[Begin Given material]

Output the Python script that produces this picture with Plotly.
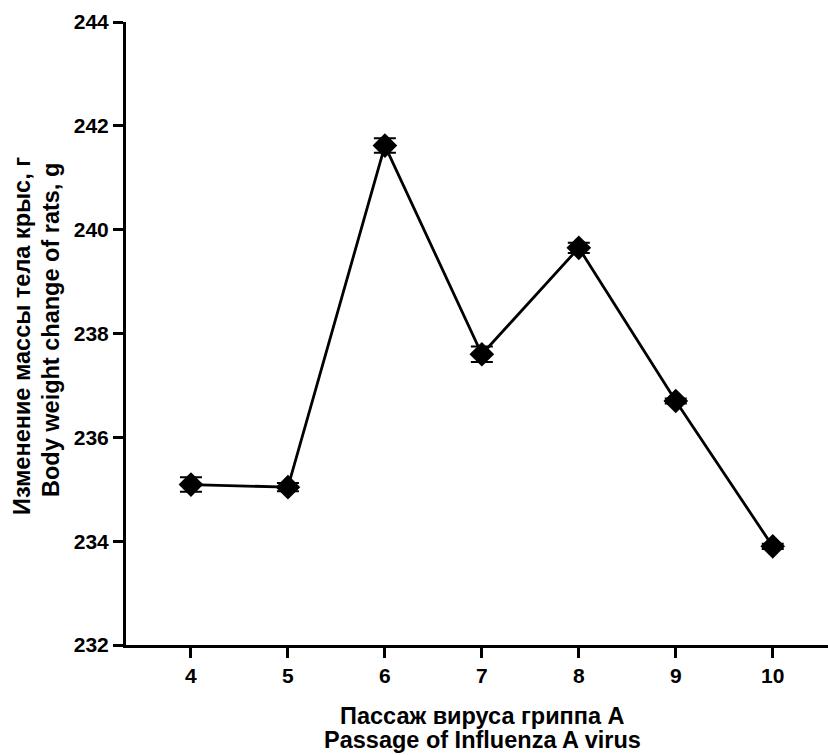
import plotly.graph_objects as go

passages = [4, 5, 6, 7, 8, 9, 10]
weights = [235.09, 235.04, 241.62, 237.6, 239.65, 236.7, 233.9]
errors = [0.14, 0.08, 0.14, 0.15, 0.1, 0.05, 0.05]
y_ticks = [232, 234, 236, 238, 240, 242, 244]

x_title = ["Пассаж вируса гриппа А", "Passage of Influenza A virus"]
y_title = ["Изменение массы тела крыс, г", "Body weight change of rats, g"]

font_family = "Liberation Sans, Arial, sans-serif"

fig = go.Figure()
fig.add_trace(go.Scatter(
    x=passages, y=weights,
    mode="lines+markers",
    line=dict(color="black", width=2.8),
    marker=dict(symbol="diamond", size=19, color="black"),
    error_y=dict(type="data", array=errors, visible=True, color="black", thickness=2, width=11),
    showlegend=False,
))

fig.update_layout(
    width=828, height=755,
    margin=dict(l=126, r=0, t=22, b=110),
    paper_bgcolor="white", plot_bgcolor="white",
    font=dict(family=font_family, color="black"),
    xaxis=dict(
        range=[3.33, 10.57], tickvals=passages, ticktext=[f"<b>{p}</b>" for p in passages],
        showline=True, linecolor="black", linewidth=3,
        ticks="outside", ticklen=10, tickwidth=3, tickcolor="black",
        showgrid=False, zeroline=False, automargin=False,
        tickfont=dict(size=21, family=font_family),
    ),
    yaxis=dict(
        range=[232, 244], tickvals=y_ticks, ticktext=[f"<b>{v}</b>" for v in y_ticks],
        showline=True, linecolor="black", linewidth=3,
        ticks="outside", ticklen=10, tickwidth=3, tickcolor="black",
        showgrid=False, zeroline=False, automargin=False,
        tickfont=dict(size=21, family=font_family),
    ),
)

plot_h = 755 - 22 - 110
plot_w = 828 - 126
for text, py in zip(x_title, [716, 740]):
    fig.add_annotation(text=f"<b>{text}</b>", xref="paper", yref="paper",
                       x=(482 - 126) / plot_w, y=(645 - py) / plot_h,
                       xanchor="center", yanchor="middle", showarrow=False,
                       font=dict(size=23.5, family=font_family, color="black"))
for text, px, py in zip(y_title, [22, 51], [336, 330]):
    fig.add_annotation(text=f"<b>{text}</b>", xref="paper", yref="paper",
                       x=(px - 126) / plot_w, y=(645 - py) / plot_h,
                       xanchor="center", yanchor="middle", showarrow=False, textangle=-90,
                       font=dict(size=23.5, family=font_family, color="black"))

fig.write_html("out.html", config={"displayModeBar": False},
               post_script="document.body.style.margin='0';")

[End Given material]

> Work to be completed: From the top of the listing above, repeat each line exactly until you reach the line containing "y_ticks = [232, 234, 236, 238, 240, 242, 244]", and repeat that one too. Leave the pictures out.

> Solution:
Output the Python script that produces this picture with Plotly.
import plotly.graph_objects as go

passages = [4, 5, 6, 7, 8, 9, 10]
weights = [235.09, 235.04, 241.62, 237.6, 239.65, 236.7, 233.9]
errors = [0.14, 0.08, 0.14, 0.15, 0.1, 0.05, 0.05]
y_ticks = [232, 234, 236, 238, 240, 242, 244]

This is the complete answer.